Tang liked the idea of using algae as biofuel, but he hadn't seen how it could be done cost effectively.

He researched different japanese origami folds that would allow a maximum area of algae to be farmed off New Zealand coasts.

"Nature can be integrated to improve engineering principles," Tang said.

His vision to combine sustainable farming of algae for biofuel and revitalise coastal cities like Whanganui won over the five judge panel, which included broadcaster and former colleague of Sir Paul Callaghan, Kim Hill.

"I am really passionate about science, I love everything about it. Eureka really provides a platform to share ideas," Tang said.

Tang will receive $10,000 in prize money and hoped he could meet with scientists to make his vision a reality.

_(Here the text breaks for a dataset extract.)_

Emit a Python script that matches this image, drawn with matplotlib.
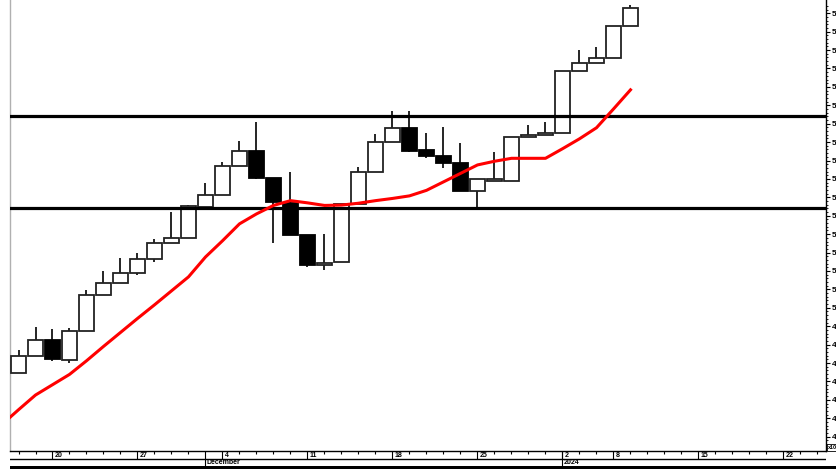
import matplotlib
matplotlib.use("Agg")
import matplotlib.pyplot as plt
from matplotlib.patches import Rectangle
import numpy as np

plt.rcParams['font.family'] = ['Liberation Sans', 'DejaVu Sans']

# ---- data ----
opens  = [482.2, 486.9, 491.2, 485.8, 493.6, 503.6, 506.8, 509.4, 513.2, 517.7,
          518.9, 527.5, 530.7, 538.6, 542.7, 535.2, 528.4, 519.8, 511.5, 512.4,
          528.2, 536.8, 545.1, 548.9, 542.9, 541.3, 539.3, 531.6, 534.5, 534.5,
          546.4, 546.9, 547.6, 564.3, 566.6, 567.9, 576.6]
highs  = [488.5, 494.8, 494.3, 494.5, 504.8, 510.0, 513.5, 514.9, 518.7, 526.0,
          528.0, 533.8, 539.7, 545.4, 550.5, 535.2, 537.0, 519.8, 520.0, 528.2,
          538.3, 547.1, 553.5, 553.5, 547.4, 549.2, 544.7, 534.9, 542.3, 546.4,
          549.6, 550.4, 564.3, 570.0, 570.9, 576.6, 582.3]
lows   = [482.2, 486.9, 485.6, 485.1, 493.6, 503.6, 506.8, 509.0, 512.5, 517.7,
          518.9, 527.5, 530.7, 538.6, 534.9, 517.6, 519.8, 511.2, 510.3, 512.4,
          528.2, 536.8, 545.1, 542.4, 540.6, 537.9, 531.6, 527.5, 534.5, 534.5,
          546.4, 546.9, 547.6, 564.3, 566.6, 567.9, 576.6]
closes = [486.9, 491.2, 486.0, 493.6, 503.6, 506.8, 509.4, 513.2, 517.7, 518.9,
          527.7, 530.7, 538.6, 542.7, 535.2, 528.8, 519.8, 511.5, 512.3, 528.2,
          536.8, 545.1, 548.9, 542.7, 541.3, 539.3, 531.6, 534.9, 534.9, 546.4,
          546.9, 547.6, 564.3, 566.6, 567.9, 576.6, 581.4]
# moving average, starting one bar before the first visible bar
ma_values = [468.2, 472.3, 476.3, 479.1, 481.9, 485.6, 489.5, 493.3, 497.1, 500.8,
             504.6, 508.4, 513.8, 518.2, 522.8, 525.5, 527.8, 529.1, 528.5, 527.8,
             527.9, 528.4, 529.1, 529.7, 530.4, 531.9, 534.2, 536.5, 538.8, 539.8,
             540.6, 540.6, 540.6, 543.2, 545.9, 548.9, 554.0, 559.2]
levels = [552.2, 527.0]

n_slots = 48
major_idx = [2, 7, 12, 17, 22, 27, 32, 35, 40, 45]
major_lbl = ["20", "27", "4", "11", "18", "25", "2", "8", "15", "22"]
month_idx = [11, 32]
month_lbl = ["December", "2024"]
ytick_vals = list(range(465, 581, 5))
# the reference only shows the leading digit of each price label
ytick_lbl = [str(v)[0] for v in ytick_vals]

# ---- figure ----
FW, FH = 837, 469
fig = plt.figure(figsize=(FW / 100, FH / 100), dpi=100)
L = 10 / FW
W = 816 / FW
ax = fig.add_axes([L, 18 / FH, W, 451 / FH])
ax.set_xlim(-0.5, n_slots - 0.5)
ax.set_ylim(461.1, 583.6)

x = np.arange(len(opens))
o = np.array(opens); c = np.array(closes)
h = np.array(highs); l = np.array(lows)
up = c >= o

ax.vlines(x, l, h, color='black', lw=1.2, zorder=2)
bottoms = np.minimum(o, c)
heights = np.maximum(np.abs(c - o), 0.15)
ax.bar(x[up], heights[up], bottom=bottoms[up], width=0.94,
       facecolor='white', edgecolor='#222222', lw=1.3, zorder=3)
ax.bar(x[~up], heights[~up], bottom=bottoms[~up], width=0.94,
       facecolor='black', edgecolor='black', lw=1.3, zorder=3)

for lv in levels:
    ax.axhline(lv, color='black', lw=2.3, zorder=4)

ax.plot(np.arange(-1, len(ma_values) - 1), ma_values, color='#ff0000', lw=2.2,
        zorder=5, solid_joinstyle='round')

# axes styling
ax.spines['top'].set_visible(False)
ax.spines['left'].set_color('#b0b0b0')
ax.spines['left'].set_linewidth(1.0)
ax.spines['right'].set_color('black')
ax.spines['right'].set_linewidth(1.0)
ax.spines['bottom'].set_color('black')
ax.spines['bottom'].set_linewidth(1.0)
ax.set_xticks([])
ax.yaxis.tick_right()
ax.set_yticks(ytick_vals)
ax.set_yticklabels(ytick_lbl, fontsize=6, fontweight='bold')
ax.set_yticks(np.arange(462, 583, 1), minor=True)
ax.tick_params(axis='y', which='major', length=3, width=0.8, pad=1.5, direction='out')
ax.tick_params(axis='y', which='minor', length=1.6, width=0.6, direction='out')

# ---- date axis ----
axd = fig.add_axes([L, 0, W, 18 / FH])
axd.set_xlim(-0.5, n_slots - 0.5)
axd.set_ylim(18, 0)
axd.axis('off')
axd.axhline(8, color='black', lw=1.0)
minor_idx = [i for i in range(n_slots) if i not in major_idx and i not in month_idx]
axd.vlines(minor_idx, 0, 2.5, color='black', lw=0.8)
axd.vlines(major_idx, 0, 8, color='black', lw=0.8)
axd.vlines(month_idx, 0, 15, color='black', lw=0.8)
for xi, t in zip(major_idx, major_lbl):
    axd.text(xi + 0.12, 4.6, t, ha='left', va='center', fontsize=5, fontweight='bold')
for xi, t in zip(month_idx, month_lbl):
    axd.text(xi + 0.05, 11.8, t, ha='left', va='center', fontsize=5, fontweight='bold')

fig.add_artist(Rectangle((10 / FW, 0), 827 / FW, 3 / FH, transform=fig.transFigure,
                         facecolor='black', edgecolor='none'))
fig.text(828 / FW, (FH - 450) / FH, "x10", fontsize=4, fontweight='bold',
         ha='left', va='bottom',
         bbox=dict(boxstyle='square,pad=0.15', fc='white', ec='black', lw=0.6))

fig.savefig("out.png", dpi=100)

Before that though, he is off to San Francisco to see the technology capital up close. It was a good week, Tang said.

Eureka organiser Francis Wevers said the science behind Tang's winning idea was solid.

Tang's "out-of-the-box vision" was also a convincing business case for solving New Zealand's energy needs.

The Eureka competition was all about "looking for solutions to big picture issues", he said. Students needed to be "superb communicators", who would one day change the world.